Krasinski Puts in Another Day at ‘The Office’
LOS ANGELES (Zap2it.com) Watching even a few minutes of “The Office,” it’s apparent that the NBC show is not a typical TV comedy. Characters don’t speak in punchlines, for one thing, and its documentary style captures people who are pretty much exactly life-sized, rather than the outsized folks who populate much of the television landscape.
It can make for uncomfortable laughs, which is exactly what the show’s writers have in mind, says John Krasinski, who plays the sardonic nice guy Jim Halpert on the show. “What people don’t realize is every ‘Umm,’ every ‘but,’ every awkward pause is completely scripted,” he says.

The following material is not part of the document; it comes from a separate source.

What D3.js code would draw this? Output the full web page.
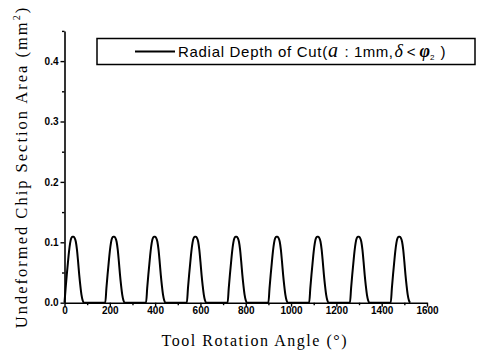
<!DOCTYPE html>
<html><head><meta charset="utf-8">
<script src="https://cdn.jsdelivr.net/npm/d3@7"></script>
<style>html,body{margin:0;padding:0;background:#fff}svg{display:block}</style>
</head><body><div id="chart"></div>
<script>
// ---- data ----
const angles = [
  0,5,10,15,20,25,30,35,40,45,50,55,60,65,70,75,80,85,
  180,185,190,195,200,205,210,215,220,225,230,235,240,245,250,255,260,265,
  360,365,370,375,380,385,390,395,400,405,410,415,420,425,430,435,440,445,
  540,545,550,555,560,565,570,575,580,585,590,595,600,605,610,615,620,625,
  720,725,730,735,740,745,750,755,760,765,770,775,780,785,790,795,800,805,
  900,905,910,915,920,925,930,935,940,945,950,955,960,965,970,975,980,985,
  1080,1085,1090,1095,1100,1105,1110,1115,1120,1125,1130,1135,1140,1145,1150,1155,1160,1165,
  1260,1265,1270,1275,1280,1285,1290,1295,1300,1305,1310,1315,1320,1325,1330,1335,1340,1345,
  1440,1445,1450,1455,1460,1465,1470,1475,1480,1485,1490,1495,1500,1505,1510,1515,1520,1525
];
const chipArea = [
  0,0.024,0.046,0.066,0.085,0.099,0.107,0.109,0.109,0.107,0.101,0.088,0.068,0.046,0.028,0.013,0.004,0,
  0,0.024,0.046,0.066,0.085,0.099,0.107,0.109,0.109,0.107,0.101,0.088,0.068,0.046,0.028,0.013,0.004,0,
  0,0.024,0.046,0.066,0.085,0.099,0.107,0.109,0.109,0.107,0.101,0.088,0.068,0.046,0.028,0.013,0.004,0,
  0,0.024,0.046,0.066,0.085,0.099,0.107,0.109,0.109,0.107,0.101,0.088,0.068,0.046,0.028,0.013,0.004,0,
  0,0.024,0.046,0.066,0.085,0.099,0.107,0.109,0.109,0.107,0.101,0.088,0.068,0.046,0.028,0.013,0.004,0,
  0,0.024,0.046,0.066,0.085,0.099,0.107,0.109,0.109,0.107,0.101,0.088,0.068,0.046,0.028,0.013,0.004,0,
  0,0.024,0.046,0.066,0.085,0.099,0.107,0.109,0.109,0.107,0.101,0.088,0.068,0.046,0.028,0.013,0.004,0,
  0,0.024,0.046,0.066,0.085,0.099,0.107,0.109,0.109,0.107,0.101,0.088,0.068,0.046,0.028,0.013,0.004,0,
  0,0.024,0.046,0.066,0.085,0.099,0.107,0.109,0.109,0.107,0.101,0.088,0.068,0.046,0.028,0.013,0.004,0
];
const xTicks = [0,200,400,600,800,1000,1200,1400,1600];
const xMinorTicks = [100,300,500,700,900,1100,1300,1500];
const yTicks = [0.0,0.1,0.2,0.3,0.4];
const yMinorTicks = [0.05,0.15,0.25,0.35,0.45];
const xLabel = "Tool Rotation Angle (°)";
const yLabel = "Undeformed Chip Section Area (mm";
const legendLabel = "Radial Depth of Cut(";

// ---- layout ----
const W = 480, H = 351;
const svg = d3.select("#chart").append("svg").attr("width", W).attr("height", H);
const x = d3.scaleLinear().domain([0,1600]).range([64.5,427]);
const y = d3.scaleLinear().domain([0,0.45]).range([302.7,30.9]);

const tickFont = "'Liberation Sans', Arial, sans-serif";

// x axis
const gx = svg.append("g").attr("transform", `translate(0,${y(0)})`);
gx.call(d3.axisBottom(x).tickValues(xTicks).tickFormat(d3.format("d")).tickSize(4).tickSizeOuter(0));
gx.append("g").call(d3.axisBottom(x).tickValues(xMinorTicks).tickFormat("").tickSize(2.5).tickSizeOuter(0))
  .select(".domain").remove();
gx.selectAll("path.domain").attr("stroke","#000").attr("stroke-width",1.6);
gx.selectAll(".tick line").attr("stroke","#000").attr("stroke-width",1.4);
gx.selectAll(".tick text").attr("font-family",tickFont).attr("font-weight","bold")
  .attr("font-size",10).attr("fill","#000").attr("dy","0.55em").attr("y",6);

// y axis
const gy = svg.append("g").attr("transform", `translate(${x(0)},0)`);
gy.call(d3.axisLeft(y).tickValues(yTicks).tickFormat(d3.format(".1f")).tickSize(4).tickSizeOuter(0));
gy.append("g").call(d3.axisLeft(y).tickValues(yMinorTicks).tickFormat("").tickSize(2.5).tickSizeOuter(0))
  .select(".domain").remove();
gy.selectAll("path.domain").attr("stroke","#000").attr("stroke-width",1.6);
gy.selectAll(".tick line").attr("stroke","#000").attr("stroke-width",1.4);
gy.selectAll(".tick text").attr("font-family",tickFont).attr("font-weight","bold")
  .attr("font-size",10).attr("fill","#000").attr("x",-6);

// line
const pts = angles.map((a,i)=>[a, chipArea[i]]);
svg.append("path").datum(pts)
  .attr("fill","none").attr("stroke","#000").attr("stroke-width",2).attr("stroke-linejoin","round")
  .attr("d", d3.line().x(d=>x(d[0])).y(d=>y(d[1])).curve(d3.curveMonotoneX));

// axis labels
svg.append("text").attr("x",254).attr("y",346).attr("text-anchor","middle")
  .attr("font-family","'Liberation Serif', 'Times New Roman', serif").attr("font-size",16)
  .attr("textLength",185).attr("lengthAdjust","spacing").text(xLabel);

const yl = svg.append("text").attr("transform","translate(27,167) rotate(-90)").attr("text-anchor","middle")
  .attr("font-family","'Liberation Serif', 'Times New Roman', serif").attr("font-size",16.5)
  .attr("letter-spacing",2);
yl.append("tspan").text(yLabel);
yl.append("tspan").attr("font-size",10).attr("dy",-7).text("2");
yl.append("tspan").attr("dy",7).text(")");

// legend
svg.append("rect").attr("x",97).attr("y",38.5).attr("width",378).attr("height",26)
  .attr("fill","#fff").attr("stroke","#000").attr("stroke-width",1.5);
svg.append("line").attr("x1",135).attr("x2",175).attr("y1",51.5).attr("y2",51.5)
  .attr("stroke","#000").attr("stroke-width",2);
const lt = svg.append("text").attr("x",178).attr("y",57).attr("font-family",tickFont).attr("font-size",15);
lt.append("tspan").attr("letter-spacing",0.7).text(legendLabel);
lt.append("tspan").attr("font-family","'Liberation Serif', serif").attr("font-style","italic").attr("font-size",20).text("a");
lt.append("tspan").attr("dx",2).attr("letter-spacing",0.5).text(" : 1mm,");
lt.append("tspan").attr("dx",1).attr("font-family","'Liberation Serif', serif").attr("font-style","italic").attr("font-size",18).text("δ");
lt.append("tspan").attr("dx",4).text("<");
lt.append("tspan").attr("dx",4).attr("font-family","'Liberation Serif', serif").attr("font-style","italic").attr("font-weight","bold").attr("font-size",18).text("φ");
lt.append("tspan").attr("font-size",8).attr("dy",3).text("2");
lt.append("tspan").attr("dy",-3).attr("dx",6).text(")");
</script></body></html>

Krasinski and his fellow cast members also go through a ritual before filming to “sink right into that office feel,” he says. “We do a lot of warming up of, you know, 45 minutes just sitting at your desk doing absolutely nothing while the camera kind of roams around and finds certain things they want to find.
“You really do kind of lull yourself into that boredom and that kind of monotony. So once you get going and into your scenes, you’re pretty prepped and ready to go for just living through the situation.”

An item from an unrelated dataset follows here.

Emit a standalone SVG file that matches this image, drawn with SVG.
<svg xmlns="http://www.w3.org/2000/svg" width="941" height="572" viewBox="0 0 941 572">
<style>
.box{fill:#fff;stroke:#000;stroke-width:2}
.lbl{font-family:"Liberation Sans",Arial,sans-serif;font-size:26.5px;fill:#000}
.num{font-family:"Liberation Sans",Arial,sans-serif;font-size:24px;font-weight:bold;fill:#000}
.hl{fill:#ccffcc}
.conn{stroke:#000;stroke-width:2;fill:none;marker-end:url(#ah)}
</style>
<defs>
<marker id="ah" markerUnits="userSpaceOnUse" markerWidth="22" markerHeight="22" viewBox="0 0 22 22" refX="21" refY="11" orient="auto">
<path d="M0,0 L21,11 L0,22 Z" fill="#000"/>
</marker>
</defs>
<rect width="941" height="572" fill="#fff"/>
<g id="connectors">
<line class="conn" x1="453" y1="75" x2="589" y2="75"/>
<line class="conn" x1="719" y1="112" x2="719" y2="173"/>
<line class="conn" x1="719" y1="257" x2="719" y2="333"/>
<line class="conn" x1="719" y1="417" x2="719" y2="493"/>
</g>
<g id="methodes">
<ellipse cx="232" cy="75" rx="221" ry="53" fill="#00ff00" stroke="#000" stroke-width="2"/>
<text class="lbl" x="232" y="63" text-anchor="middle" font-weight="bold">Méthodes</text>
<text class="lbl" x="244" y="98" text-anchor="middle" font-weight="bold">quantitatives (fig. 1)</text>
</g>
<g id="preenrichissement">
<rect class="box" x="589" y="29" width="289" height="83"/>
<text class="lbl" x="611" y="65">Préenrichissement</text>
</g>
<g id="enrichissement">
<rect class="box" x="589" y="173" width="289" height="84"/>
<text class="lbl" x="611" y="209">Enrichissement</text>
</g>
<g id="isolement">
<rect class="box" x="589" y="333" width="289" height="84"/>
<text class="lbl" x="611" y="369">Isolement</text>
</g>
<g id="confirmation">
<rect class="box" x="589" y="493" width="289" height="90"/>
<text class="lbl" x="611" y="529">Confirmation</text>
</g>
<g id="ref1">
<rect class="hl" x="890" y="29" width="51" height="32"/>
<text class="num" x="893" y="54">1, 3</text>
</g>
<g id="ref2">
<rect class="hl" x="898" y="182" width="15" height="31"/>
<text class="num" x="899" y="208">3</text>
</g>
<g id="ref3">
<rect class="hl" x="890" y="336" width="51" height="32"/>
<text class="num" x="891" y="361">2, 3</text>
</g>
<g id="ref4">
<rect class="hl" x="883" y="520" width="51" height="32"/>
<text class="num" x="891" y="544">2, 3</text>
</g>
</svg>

So it’s just like a regular office job, then? “Yeah, exactly.”
Krasinski’s Jim gets a moment in the sun in Tuesday’s (Oct. 4) episode. When boss Michael Scott (Steve Carell) and toady Dwight (Rainn Wilson) leave the Dunder-Mifflin office to close on Michael’s new condo, Jim and his unrequited office love Pam (Jenna Fischer) blow off work and lead their fellow employees in an “office Olympics.”
“He kind of becomes the ringleader of the office for that one day, and it’s a big moment for Jim, because I think it shows his potential to be a manager or a leader of the office — which is something I don’t think he wants to do at all,” Krasinski says. “But it’s something that comes naturally to him when the stresses of work aren’t there.”

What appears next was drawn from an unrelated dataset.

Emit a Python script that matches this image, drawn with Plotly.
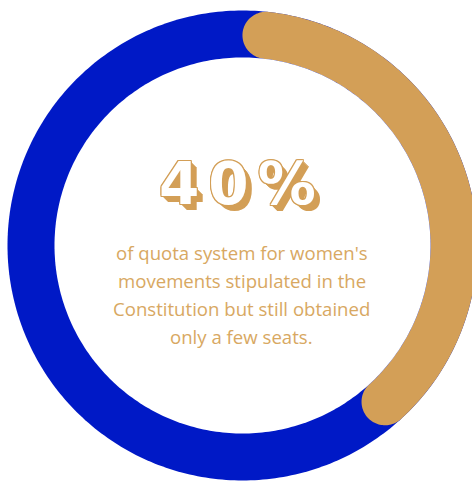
import numpy as np
import plotly.graph_objects as go

# ---- data ----
share_pct = 40
rest_pct = 100 - share_pct
headline = "40%"
caption_lines = [
    "of quota system for women's",
    "movements stipulated in the",
    "Constitution but still obtained",
    "only a few seats.",
]

# ---- geometry / style ----
W, H = 472, 481
CX, CY = 242.5, 245.5
R_OUT, R_IN = 235.0, 188.0
BLUE = "#0019C6"
GOLD = "#D39F57"
TEXT_GOLD = "#D8A862"


def pt(r, deg):
    t = np.radians(deg)
    return CX + r * np.sin(t), CY - r * np.cos(t)


fig = go.Figure()

# blue full ring (disk, inner part later covered)
ang = np.linspace(0, 360, 361)
bx, by = pt(R_OUT, ang)
fig.add_trace(go.Scatter(x=bx, y=by, fill="toself", fillcolor=BLUE,
                         mode="none", hoverinfo="skip", showlegend=False))

# gold arc with rounded caps
span = share_pct / 100 * 360
w = (R_OUT - R_IN) / 2
rm = (R_OUT + R_IN) / 2
capdeg = np.degrees(w / rm)
a0, a1 = capdeg, span - capdeg
xs, ys = [], []
arc = np.linspace(a0, a1, 200)
ox, oy = pt(R_OUT, arc)
xs += list(ox); ys += list(oy)
# end cap
cxe, cye = pt(rm, a1)
ta = np.radians(a1)
rad = np.array([np.sin(ta), -np.cos(ta)])
tan = np.array([np.cos(ta), np.sin(ta)])
for phi in np.linspace(0, np.pi, 60):
    v = np.cos(phi) * rad + np.sin(phi) * tan
    xs.append(cxe + w * v[0]); ys.append(cye + w * v[1])
ix, iy = pt(R_IN, arc[::-1])
xs += list(ix); ys += list(iy)
# start cap
cxs, cys = pt(rm, a0)
ta = np.radians(a0)
rad = np.array([np.sin(ta), -np.cos(ta)])
tan = np.array([np.cos(ta), np.sin(ta)])
for phi in np.linspace(np.pi, 0, 60):
    v = np.cos(phi) * rad - np.sin(phi) * tan
    xs.append(cxs + w * v[0]); ys.append(cys + w * v[1])
fig.add_trace(go.Scatter(x=xs, y=ys, fill="toself", fillcolor=GOLD,
                         mode="none", hoverinfo="skip", showlegend=False))

# white inner disk
wx, wy = pt(R_IN, ang)
fig.add_trace(go.Scatter(x=wx, y=wy, fill="toself", fillcolor="white",
                         mode="none", hoverinfo="skip", showlegend=False))

# headline with outline + extrusion
outline = [f"{dx}px {dy}px 0 {GOLD}" for dx, dy in
           [(1, 0), (-1, 0), (0, 1), (0, -1), (1, 1), (-1, -1), (1, -1), (-1, 1)]]
extrude = [f"{k}px {k}px 0 {GOLD}" for k in range(2, 7)]
fig.add_annotation(x=CX - 1, y=184,
                   text=f'<span style="letter-spacing:9px">{headline}</span>',
                   showarrow=False,
                   font=dict(family="DejaVu Sans", size=58, color="white",
                             weight="bold", shadow=", ".join(outline + extrude)),
                   xanchor="center", yanchor="middle")

line_y = [252, 280, 308, 336]
for t, yy in zip(caption_lines, line_y):
    fig.add_annotation(x=CX - 1, y=yy, text=t, showarrow=False,
                       font=dict(family="Open Sans", size=18.6, color=TEXT_GOLD),
                       xanchor="center", yanchor="middle")

fig.update_layout(
    width=W, height=H, margin=dict(l=0, r=0, t=0, b=0),
    paper_bgcolor="white", plot_bgcolor="white",
    xaxis=dict(range=[0, W], visible=False, fixedrange=True),
    yaxis=dict(range=[H, 0], visible=False, fixedrange=True),
)
fig.write_html("out.html")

Krasinski figures Jim maybe didn’t quite finish college and fell into his job selling paper supplies at the Scranton, Pa., branch of Dunder-Mifflin. He’s content with the money he makes, but though he could probably leave whenever he wants to, “the thing that keeps him there is Pam.”
“He really believes he’s found someone he really, really cares about. It’s not just a crush,” he says. “I think you realize over the course of the episodes that it isn’t something he enjoys, it’s something he finds that he needs. … [The job] is not about the excitement for him, it’s about, Do I have everything I need, and every time he runs though that checklist, he’s got it.”
Talking on the phone, Krasinski comes across not unlike his low-key character. He apologizes for background noise — “I’m on a city street here” — and says he finds it “sort of outrageous” that he earned a part in Christopher Guest’s latest movie, the Hollywood satire “For Your Consideration,” due next year.
But he also talks passionately about “The Office,” and the way that Carell’s Michael, though he’s an insufferable ham who makes his employees cringe, has also turned into a recognizably human character over the course of the show’s eight episodes thus far (NBC last week ordered seven more episodes, bringing the total for this season to 13).
“It’s fun to have a boss who’s that asinine, but you need to show the softer side of him, and not in some kind of dramatic, thematic way, but in a way that’s more accessible,” Krasinski says. “If he was such an ass, no one would hire him. …
“I think they really play a lot with the fact that Jim knows that. Even in the first season, Jim never really outwardly made fun of him. He could turn and just make fun of [Michael] to his face, but he never does. It’s always in a subtle way, maybe a little bit behind his back, but it’s kind of innocent, because [Jim] knows he’s just more of a boob than anything else. There’s a little bit of compassion in that, almost like you feel bad for him. That’s really what we’re building on.”